## begin DATA LINES
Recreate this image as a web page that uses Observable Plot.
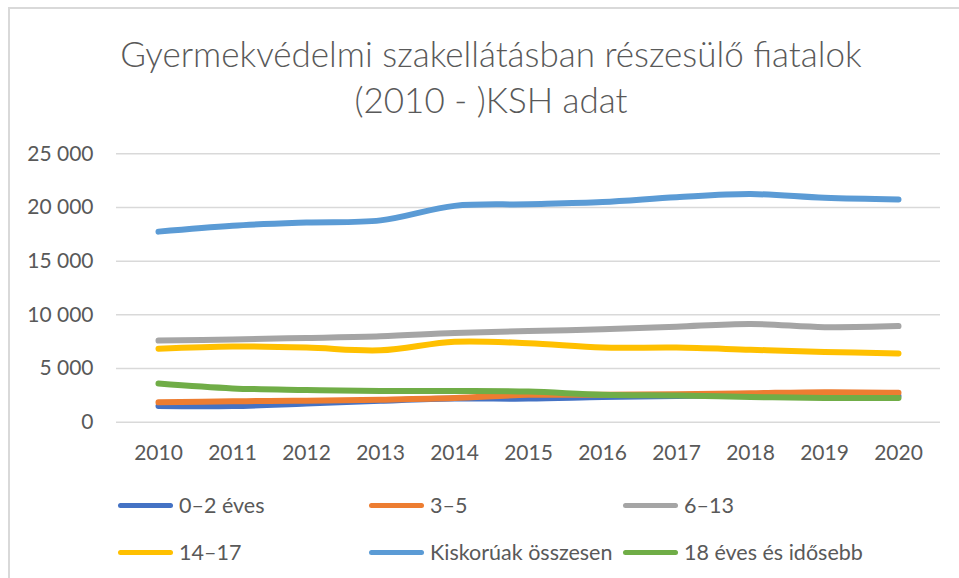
<!DOCTYPE html>
<html><head><meta charset="utf-8">
<script src="https://cdn.jsdelivr.net/npm/d3@7"></script>
<script src="https://cdn.jsdelivr.net/npm/@observablehq/plot@0.6"></script>
<style>
body{margin:0;background:#fff;width:959px;height:578px;overflow:hidden;position:relative;font-family:Lato,"Open Sans",sans-serif;color:#595959}
#frame{position:absolute;left:8px;top:7px;width:1000px;height:600px;border-left:2px solid #D9D9D9;border-top:2px solid #D9D9D9}
#title{position:absolute;left:0;width:982px;top:30px;text-align:center;font-size:35px;font-weight:300;line-height:46px;color:#595959}
#chart{position:absolute;left:0;top:130px}
#legend{position:absolute;left:0;top:480px;width:959px;height:95px}
.item{position:absolute;display:flex;align-items:center;font-size:21.5px;white-space:nowrap;transform:translateY(-50%)}
.sw{width:55px;height:5px;border-radius:3px;margin-right:6px}
</style></head><body>
<div id="frame"></div>
<div id="title">Gyermekvédelmi szakellátásban részesülő fiatalok<br>(2010 - )KSH adat</div>
<div id="chart"></div>
<div id="legend"></div>
<script>
const years = [2010, 2011, 2012, 2013, 2014, 2015, 2016, 2017, 2018, 2019, 2020];
const seriesNames = ["0–2 éves", "3–5", "6–13", "14–17", "Kiskorúak összesen", "18 éves és idősebb"];
const seriesColors = ["#4472C4", "#ED7D31", "#A5A5A5", "#FFC000", "#5B9BD5", "#70AD47"];
const age0_2   = [1500, 1500, 1750, 2000, 2200, 2200, 2350, 2450, 2500, 2480, 2450];
const age3_5   = [1850, 1950, 2000, 2100, 2250, 2550, 2550, 2600, 2700, 2800, 2750];
const age6_13  = [7600, 7700, 7850, 8000, 8300, 8500, 8650, 8900, 9150, 8850, 8950];
const age14_17 = [6850, 7050, 6950, 6700, 7500, 7350, 6950, 6950, 6750, 6550, 6400];
const total    = [17750, 18300, 18600, 18800, 20150, 20300, 20500, 20950, 21250, 20900, 20750];
const age18p   = [3600, 3150, 3000, 2900, 2900, 2850, 2550, 2480, 2350, 2250, 2250];
const yTicks = [0, 5000, 10000, 15000, 20000, 25000];

const seriesValues = [age0_2, age3_5, age6_13, age14_17, total, age18p];
const data = [];
seriesNames.forEach((s, i) => years.forEach((yr, j) => data.push({series: s, year: yr, value: seriesValues[i][j]})));

const loc = d3.formatLocale({decimal: ",", thousands: "\u00a0", grouping: [3], currency: ["", ""]});
const fmt = loc.format(",");
const font = "Lato, 'Open Sans', sans-serif";

const chart = Plot.plot({
  width: 959, height: 340,
  marginLeft: 116, marginRight: 19, marginTop: 23.3, marginBottom: 48.3,
  x: {type: "point", domain: years, padding: 0.5},
  y: {domain: [0, 25000]},
  color: {domain: seriesNames, range: seriesColors},
  style: {fontFamily: font, fontSize: "21px", color: "#595959", background: "transparent"},
  marks: [
    Plot.gridY(yTicks, {stroke: "#D9D9D9", strokeOpacity: 1, strokeWidth: 1.5}),
    Plot.axisX({tickSize: 0, tickPadding: 23, tickFormat: d => String(d), fill: "#595959", label: null, fontSize: 21}),
    Plot.axisY(yTicks, {tickSize: 0, tickPadding: 23, tickFormat: fmt, fill: "#595959", label: null, fontSize: 21}),
    Plot.line(data, {x: "year", y: "value", z: "series", stroke: "series", strokeWidth: 6, curve: "catmull-rom", strokeLinecap: "round", strokeLinejoin: "round"})
  ]
});
document.getElementById("chart").appendChild(chart);

const colX = [118, 369, 623];
const rowY = [25, 72];
const leg = document.getElementById("legend");
seriesNames.forEach((s, i) => {
  const it = document.createElement("div");
  it.className = "item";
  it.style.left = colX[i % 3] + "px";
  it.style.top = rowY[Math.floor(i / 3)] + "px";
  const sw = document.createElement("span");
  sw.className = "sw";
  sw.style.background = seriesColors[i];
  it.appendChild(sw);
  it.appendChild(document.createTextNode(s));
  leg.appendChild(it);
});
</script>
</body></html>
## end DATA LINES
Quote the preceding listing precisely and completely, omitting its images.

Recreate this image as a web page that uses Observable Plot.
<!DOCTYPE html>
<html><head><meta charset="utf-8">
<script src="https://cdn.jsdelivr.net/npm/d3@7"></script>
<script src="https://cdn.jsdelivr.net/npm/@observablehq/plot@0.6"></script>
<style>
body{margin:0;background:#fff;width:959px;height:578px;overflow:hidden;position:relative;font-family:Lato,"Open Sans",sans-serif;color:#595959}
#frame{position:absolute;left:8px;top:7px;width:1000px;height:600px;border-left:2px solid #D9D9D9;border-top:2px solid #D9D9D9}
#title{position:absolute;left:0;width:982px;top:30px;text-align:center;font-size:35px;font-weight:300;line-height:46px;color:#595959}
#chart{position:absolute;left:0;top:130px}
#legend{position:absolute;left:0;top:480px;width:959px;height:95px}
.item{position:absolute;display:flex;align-items:center;font-size:21.5px;white-space:nowrap;transform:translateY(-50%)}
.sw{width:55px;height:5px;border-radius:3px;margin-right:6px}
</style></head><body>
<div id="frame"></div>
<div id="title">Gyermekvédelmi szakellátásban részesülő fiatalok<br>(2010 - )KSH adat</div>
<div id="chart"></div>
<div id="legend"></div>
<script>
const years = [2010, 2011, 2012, 2013, 2014, 2015, 2016, 2017, 2018, 2019, 2020];
const seriesNames = ["0–2 éves", "3–5", "6–13", "14–17", "Kiskorúak összesen", "18 éves és idősebb"];
const seriesColors = ["#4472C4", "#ED7D31", "#A5A5A5", "#FFC000", "#5B9BD5", "#70AD47"];
const age0_2   = [1500, 1500, 1750, 2000, 2200, 2200, 2350, 2450, 2500, 2480, 2450];
const age3_5   = [1850, 1950, 2000, 2100, 2250, 2550, 2550, 2600, 2700, 2800, 2750];
const age6_13  = [7600, 7700, 7850, 8000, 8300, 8500, 8650, 8900, 9150, 8850, 8950];
const age14_17 = [6850, 7050, 6950, 6700, 7500, 7350, 6950, 6950, 6750, 6550, 6400];
const total    = [17750, 18300, 18600, 18800, 20150, 20300, 20500, 20950, 21250, 20900, 20750];
const age18p   = [3600, 3150, 3000, 2900, 2900, 2850, 2550, 2480, 2350, 2250, 2250];
const yTicks = [0, 5000, 10000, 15000, 20000, 25000];

const seriesValues = [age0_2, age3_5, age6_13, age14_17, total, age18p];
const data = [];
seriesNames.forEach((s, i) => years.forEach((yr, j) => data.push({series: s, year: yr, value: seriesValues[i][j]})));

const loc = d3.formatLocale({decimal: ",", thousands: "\u00a0", grouping: [3], currency: ["", ""]});
const fmt = loc.format(",");
const font = "Lato, 'Open Sans', sans-serif";

const chart = Plot.plot({
  width: 959, height: 340,
  marginLeft: 116, marginRight: 19, marginTop: 23.3, marginBottom: 48.3,
  x: {type: "point", domain: years, padding: 0.5},
  y: {domain: [0, 25000]},
  color: {domain: seriesNames, range: seriesColors},
  style: {fontFamily: font, fontSize: "21px", color: "#595959", background: "transparent"},
  marks: [
    Plot.gridY(yTicks, {stroke: "#D9D9D9", strokeOpacity: 1, strokeWidth: 1.5}),
    Plot.axisX({tickSize: 0, tickPadding: 23, tickFormat: d => String(d), fill: "#595959", label: null, fontSize: 21}),
    Plot.axisY(yTicks, {tickSize: 0, tickPadding: 23, tickFormat: fmt, fill: "#595959", label: null, fontSize: 21}),
    Plot.line(data, {x: "year", y: "value", z: "series", stroke: "series", strokeWidth: 6, curve: "catmull-rom", strokeLinecap: "round", strokeLinejoin: "round"})
  ]
});
document.getElementById("chart").appendChild(chart);

const colX = [118, 369, 623];
const rowY = [25, 72];
const leg = document.getElementById("legend");
seriesNames.forEach((s, i) => {
  const it = document.createElement("div");
  it.className = "item";
  it.style.left = colX[i % 3] + "px";
  it.style.top = rowY[Math.floor(i / 3)] + "px";
  const sw = document.createElement("span");
  sw.className = "sw";
  sw.style.background = seriesColors[i];
  it.appendChild(sw);
  it.appendChild(document.createTextNode(s));
  leg.appendChild(it);
});
</script>
</body></html>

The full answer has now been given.